Speaking to Cambridgeshire Live, Mr Goldhill said: “The motivation is simple; that people need help and we’re very privileged and lucky to have a house and jobs. People need help and we should reach out and help them.
“What more motivation do you need than that? Most families, if you look hard, will find places in their history when they needed help from other people. We’re a Jewish family and many refugees survived through the Second World War because people helped them.”
People need help and we’re very privileged and lucky to have a house and jobs
The father continued: “If you don’t help people you’ve condemned to a miserable life. It’s simply the right thing to do, and I think many people who have taken on refugees in Cambridge who followed our example have had a great time too.

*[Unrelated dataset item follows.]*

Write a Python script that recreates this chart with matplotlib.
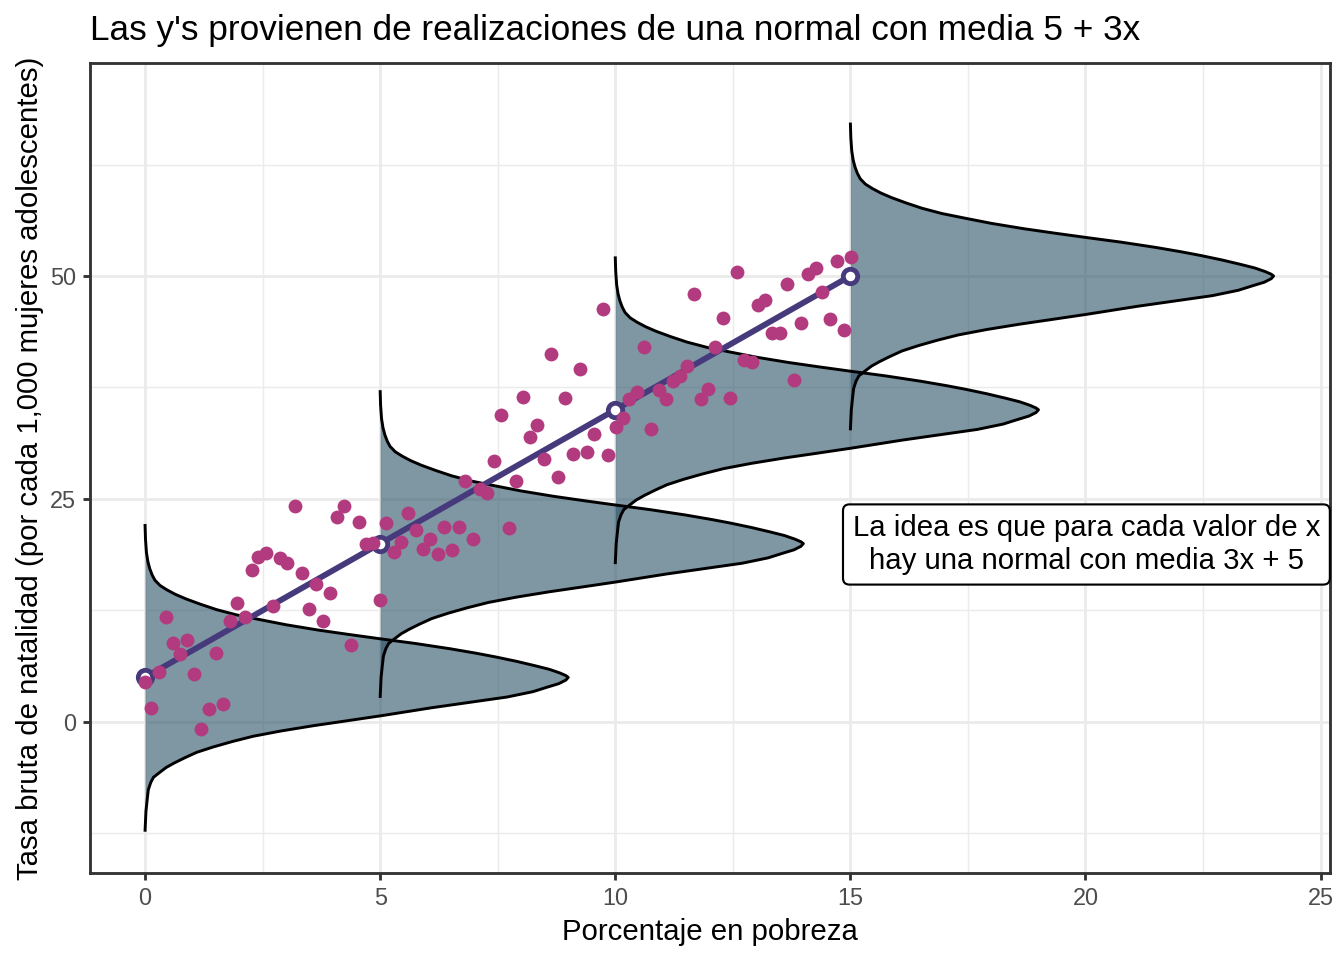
import matplotlib.pyplot as plt

plt.rcParams['font.family'] = ['Liberation Sans', 'DejaVu Sans']

# scatter points (x = % pobreza, y = tasa de natalidad)
pts_x = [3.18, 4.24, 4.09, 4.55, 5.13, 4.70, 4.84, 2.41, 2.57, 2.87, 3.03, 2.27, 3.33, 3.64, 3.94,
         5.00, 1.96, 2.73, 3.48, 0.45, 1.81, 2.12, 3.78, 0.59, 0.90, 0.74, 1.51, 4.39, 0.29, 1.05,
         0.00, 0.13, 1.36, 1.65, 1.20,
         8.64, 9.24, 8.03, 8.94, 7.58, 8.33, 8.19, 10.16, 10.01, 9.55, 7.43, 8.49, 9.10, 9.40, 9.85,
         8.79, 6.81, 7.88, 7.13, 7.28, 5.60, 5.77, 6.36, 6.67, 6.97, 7.73, 5.45, 6.06, 5.30, 5.91,
         6.22, 6.52,
         15.02, 14.71, 14.26, 14.09, 12.59, 13.65, 11.68, 14.40, 13.04, 13.19, 12.29, 9.74, 14.56,
         14.86, 13.95, 13.34, 13.51, 10.61, 12.13, 12.73, 12.90, 11.53, 11.38, 11.23, 10.93, 10.46,
         10.30, 11.07, 11.98, 11.82, 12.43, 13.80, 10.76]
pts_y = [24.22, 24.25, 23.02, 22.42, 22.34, 19.92, 20.03, 18.53, 18.91, 18.42, 17.86, 17.04, 16.74,
         15.47, 14.50, 13.68, 13.31, 13.00, 12.70, 11.80, 11.32, 11.74, 11.36, 8.82, 9.19, 7.62, 7.70,
         8.60, 5.61, 5.38, 4.52, 1.54, 1.46, 2.02, -0.82,
         41.26, 39.61, 36.40, 36.32, 34.38, 33.33, 31.98, 34.08, 33.11, 32.29, 29.26, 29.52, 30.04,
         30.27, 29.97, 27.43, 27.05, 27.05, 26.09, 25.71, 23.46, 21.52, 21.86, 21.89, 20.52, 21.78,
         20.18, 20.55, 19.09, 19.36, 18.83, 19.28,
         52.16, 51.72, 50.90, 50.22, 50.45, 49.10, 47.98, 48.17, 46.71, 47.31, 45.33, 46.27, 45.21,
         43.95, 44.70, 43.64, 43.64, 42.07, 42.01, 40.58, 40.36, 39.91, 38.79, 38.19, 37.22, 37.00,
         36.24, 36.18, 37.30, 36.18, 36.32, 38.34, 32.81]

# the x values where a density is drawn, and the mean 5 + 3x
dens_x = [0, 5, 10, 15]
dens_mean = [5, 20, 35, 50]

# density profile: offset from the mean, horizontal width
prof_dy = [17.2, 15.5, 14.0, 13.0, 12.2, 11.5, 10.9, 10.3, 9.8, 9.3, 8.8, 8.2, 7.6, 7.0,
           6.5, 5.9, 5.3, 4.8, 4.3, 3.8, 3.2, 2.7, 2.3, 1.8, 1.3, 0.9, 0.5, 0.2, 0.0,
           -0.3, -0.7, -1.1, -1.6, -2.2, -2.8, -3.4, -3.9, -4.3, -4.9, -5.4, -6.0, -6.6,
           -7.2, -7.8, -8.4, -9.0, -9.6, -10.1, -10.7, -11.2, -11.8, -12.6, -13.5, -15.0, -17.3]
prof_w = [0.0, 0.01, 0.03, 0.06, 0.10, 0.15, 0.21, 0.32, 0.47, 0.65, 0.87, 1.18, 1.52, 1.95,
          2.42, 3.0, 3.69, 4.35, 5.04, 5.75, 6.5, 7.05, 7.45, 7.9, 8.3, 8.6, 8.82, 8.95, 9.0,
          8.95, 8.8, 8.55, 8.25, 7.7, 6.9, 6.1, 5.5, 5.02, 4.25, 3.6, 2.9, 2.3,
          1.85, 1.45, 1.1, 0.85, 0.62, 0.45, 0.3, 0.18, 0.12, 0.07, 0.05, 0.02, 0.0]

fig = plt.figure(figsize=(7, 5), dpi=192)
ax = fig.add_axes([90 / 1344, 1 - 873 / 960, 1240 / 1344, 810 / 960])

ax.set_xlim(-1.17, 25.2)
ax.set_ylim(-16.93, 73.88)
ax.set_xticks([0, 5, 10, 15, 20, 25])
ax.set_yticks([0, 25, 50])
ax.set_xticks([2.5, 7.5, 12.5, 17.5, 22.5], minor=True)
ax.set_yticks([-12.5, 12.5, 37.5, 62.5], minor=True)
ax.grid(which='major', color='#ebebeb', linewidth=1.07)
ax.grid(which='minor', color='#ebebeb', linewidth=0.53)
ax.set_axisbelow(True)
ax.tick_params(which='major', length=2.75, width=1.07, color='#333333',
               labelsize=8.8, labelcolor='#4d4d4d', pad=2.5)
ax.tick_params(which='minor', length=0)
for sp in ax.spines.values():
    sp.set_color('#333333')
    sp.set_linewidth(1.07)

# densities, drawn from the last one so the lower ones sit on top
for x0, m in reversed(list(zip(dens_x, dens_mean))):
    ys = [m + d for d in prof_dy]
    xs = [x0 + w for w in prof_w]
    ax.fill_betweenx(ys, x0, xs, color='#2a5066', alpha=0.6, linewidth=0)
    ax.plot(xs, ys, color='black', linewidth=1.1, solid_joinstyle='round',
            solid_capstyle='butt')

ax.plot(dens_x, dens_mean, color='#463a7d', linewidth=2.2, zorder=3)
ax.plot(dens_x, dens_mean, linestyle='none', marker='o', ms=5.4, mew=1.8,
        mfc='white', mec='#463a7d', zorder=4)
ax.scatter(pts_x, pts_y, s=27, color='#b23a7e', linewidths=0, zorder=5)

ax.text(20.02, 19.9, "La idea es que para cada valor de x\nhay una normal con media 3x + 5",
        ha='center', va='center', fontsize=11, linespacing=1.22, zorder=6,
        bbox=dict(boxstyle='round,pad=0.33,rounding_size=0.22', fc='white', ec='black', lw=0.8))

fig.text(90 / 1344, 1 - 40 / 960, "Las y's provienen de realizaciones de una normal con media 5 + 3x",
         fontsize=13.2, ha='left', va='baseline')
fig.text(710 / 1344, 1 - 940 / 960, "Porcentaje en pobreza", fontsize=11, ha='center', va='baseline')
fig.text(30 / 1344, 1 - 468 / 960, "Tasa bruta de natalidad (por cada 1,000 mujeres adolescentes)",
         fontsize=11, ha='center', va='center', rotation=90)

fig.savefig('out.png', dpi=192)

“It’s been fun. He [Faraj] is a serious Muslim, we understand that and we make sure we serve things we can eat together.
“If you’re kind and generous-hearted to people then it’s fine, most refugees are people who really struggled to get here and they want to commit themselves to being good members of society.
“Sign up and help because you know what, there are so many people who have extra rooms.”
With the withdrawal of US forces leading to the reemergence of the Taliban in Afghanistan, there have been thousands attempting to flee the country in fear of persecution by the new government.
Meanwhile, Angela Merkel looks to be the first world leader to break ranks with Joe Biden after she vowed to extend the August 31 withdrawal deadline for exiting the beleaguered region.
She told the German parliament today that “The end of the air bridge in a few days must not mean the end of efforts to protect Afghan helpers and help those Afghans who have been left in a bigger emergency with the takeover of the Taliban.”
She added: “That’s why we are working intensively at all levels to find how we can protect those who helped us, including through the civilian operation of the airport in Kabul.”